Marc: However, we also know that our price must corre­spond to our per­for­mance. That we do see abso­lutely fulfilled for all of our prod­ucts. It becomes especially clear when we compare us to the competi­tion.

Question: Who is your target cus­tomer? Or to put it in dif­ferent words, what does the typical SKYLIVING customer look like?

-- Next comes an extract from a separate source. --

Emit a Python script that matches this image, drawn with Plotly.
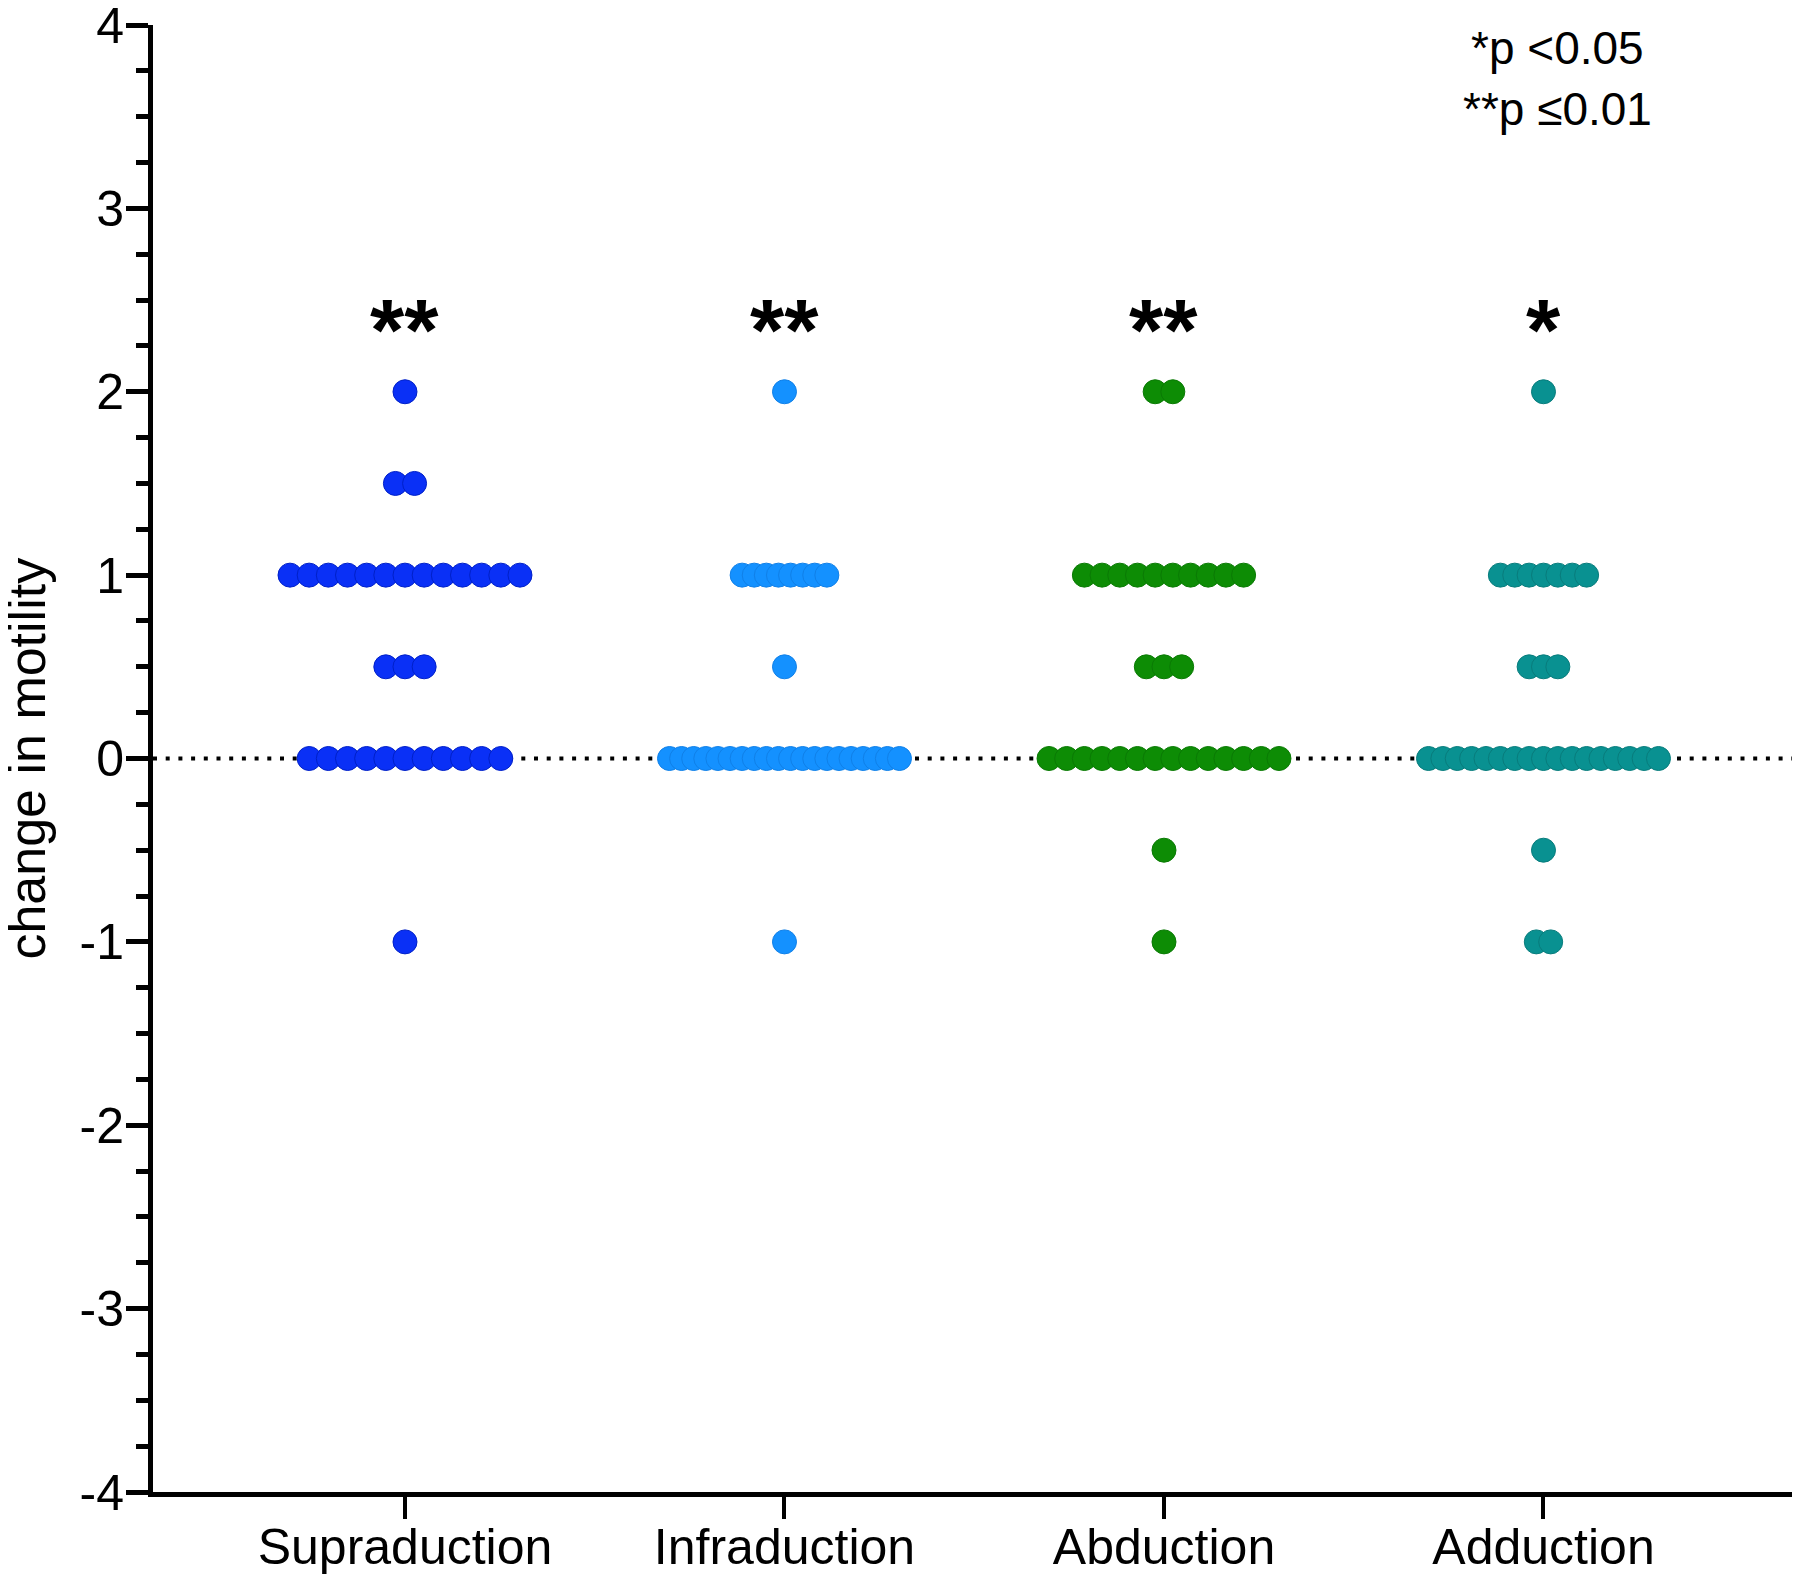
import plotly.graph_objects as go

# ---- data ----
categories = ["Supraduction", "Infraduction", "Abduction", "Adduction"]
colors = ["#0A30F6", "#1491FF", "#0D8C05", "#099191"]
edge_colors = ["#0020C8", "#1080E8", "#0A7A04", "#087C7C"]

supra_levels = [2, 1.5, 1, 0.5, 0, -1]
supra_counts = [1, 2, 13, 3, 11, 1]

infra_levels = [2, 1, 0.5, 0, -1]
infra_counts = [1, 8, 1, 20, 1]

abd_levels = [2, 1, 0.5, 0, -0.5, -1]
abd_counts = [2, 10, 3, 14, 1, 1]

add_levels = [2, 1, 0.5, 0, -0.5, -1]
add_counts = [1, 7, 3, 17, 1, 2]

significance = ["**", "**", "**", "*"]
sig_y = 2.4

ytick_vals = [-4, -3, -2, -1, 0, 1, 2, 3, 4]
ytick_text = ["-4", "-3", "-2", "-1", "0", "1", "2", "3", "4"]

groups = [
    (supra_levels, supra_counts),
    (infra_levels, infra_counts),
    (abd_levels, abd_counts),
    (add_levels, add_counts),
]

SPAN = 0.606  # total horizontal spread of the widest row (x units)
FONT = "Arial, Liberation Sans, Helvetica, sans-serif"

fig = go.Figure()

for gi, (levels, counts) in enumerate(groups):
    maxn = max(counts)
    step = SPAN / (maxn - 1) if maxn > 1 else 0
    xs, ys = [], []
    for v, n in zip(levels, counts):
        for i in range(n):
            xs.append(gi + (i - (n - 1) / 2) * step)
            ys.append(v)
    fig.add_trace(go.Scatter(
        x=xs, y=ys, mode="markers",
        marker=dict(size=24, color=colors[gi],
                    line=dict(width=1, color=edge_colors[gi])),
        showlegend=False, cliponaxis=False,
    ))

# dotted zero line
fig.add_shape(type="line", xref="paper", yref="y", x0=0, x1=1, y0=0, y1=0,
              line=dict(color="black", width=4, dash="4px,8.7px"), layer="below")

# significance stars
for gi, s in enumerate(significance):
    fig.add_annotation(x=gi, y=sig_y - 0.06, text="<b>%s</b>" % s, showarrow=False,
                       xanchor="center", yanchor="middle",
                       font=dict(family=FONT, size=88, color="black"))

# p-value legend
fig.add_annotation(xref="paper", yref="paper", x=0.8546, y=0.9843,
                   text="*p &lt;0.05", showarrow=False, xanchor="center", yanchor="middle",
                   font=dict(family=FONT, size=46, color="black"))
fig.add_annotation(xref="paper", yref="paper", x=0.8546, y=0.9427,
                   text="**p ≤0.01", showarrow=False, xanchor="center", yanchor="middle",
                   font=dict(family=FONT, size=46, color="black"))

# y-axis title
fig.add_annotation(xref="paper", yref="paper", x=-0.0772, y=0.5,
                   text="change in motility", textangle=-90, showarrow=False,
                   xanchor="center", yanchor="middle",
                   font=dict(family=FONT, size=52, color="black"))

# page body has an 8px default margin: size/margins compensate for it
fig.update_layout(
    width=1792, height=1567,
    margin=dict(l=145, r=3, t=17, b=83, autoexpand=False),
    paper_bgcolor="white", plot_bgcolor="white",
    font=dict(family=FONT, color="black"),
)

fig.update_xaxes(
    range=[-0.664, 3.668], automargin=False,
    tickvals=[0, 1, 2, 3], ticktext=categories,
    ticks="outside", ticklen=22, tickwidth=4, tickcolor="black",
    showline=True, linewidth=5, linecolor="black",
    showgrid=False, zeroline=False, ticklabeloverflow="allow",
    ticklabelstandoff=-15,
    tickfont=dict(family=FONT, size=50, color="black"),
)
fig.update_yaxes(
    range=[-4, 4], automargin=False,
    tickvals=ytick_vals, ticktext=ytick_text,
    ticks="outside", ticklen=22, tickwidth=5, tickcolor="black",
    minor=dict(dtick=0.25, tick0=0, ticks="outside", ticklen=12, tickwidth=5, tickcolor="black"),
    showline=True, linewidth=5, linecolor="black",
    showgrid=False, zeroline=False, ticklabeloverflow="allow",
    ticklabelstandoff=-8,
    tickfont=dict(family=FONT, size=50, color="black"),
)

fig.write_html("out.html")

Marc: The cus­tomer of SKYLIVING is driven by the desire to have some­thing special, spectacu­lar, some­thing that catches your eye. Money is not so much involved. He or she looks for some­thing that you do not find every­where and that you do not share with everyone else. They want to show individu­ality. But our cus­tomers pay at­tention to function­ality. This is re­flected in all their decisions and in all aspects of life. They are self-confident and success­ful in whatever they do, but are not arro­gant. They pursue their own style in fashion, music, vacation or jewel­lery but you would never declare their style as swank or gaudy. Furniture belongs into their category of invest­ments and in­vestment decisions are well-thought and planned. Ulti­mately, they want to iden­tify them­selves with our products.

Unique­ness, individu­alism and function­ality cre­ate at­traction and per­suasion – this logic is our central theme and guideline which you will find in our entire product portfolio.

Question: A final question: Where does the name SKYLIVING come from?

Eric: Let me put it this way: we first gave birth to a „child“ and we then named its parents. The SKY­bed was our first child and our start­ing point. We came up with the name because we did not really want to build a real bed for the outdoors but some­thing compa­rably comfort­able. What do you see if you lay in a bed outdoors – the sky. And there it was, the SKY­bed. Shortly thereaf­ter SKY became the epit­ome for relaxing, enjoying, forgetting and free­dom. I always feel this when I am lying outside under the blue sky watching the clouds pass by, so we added the term “living”, as this is truly about life for us.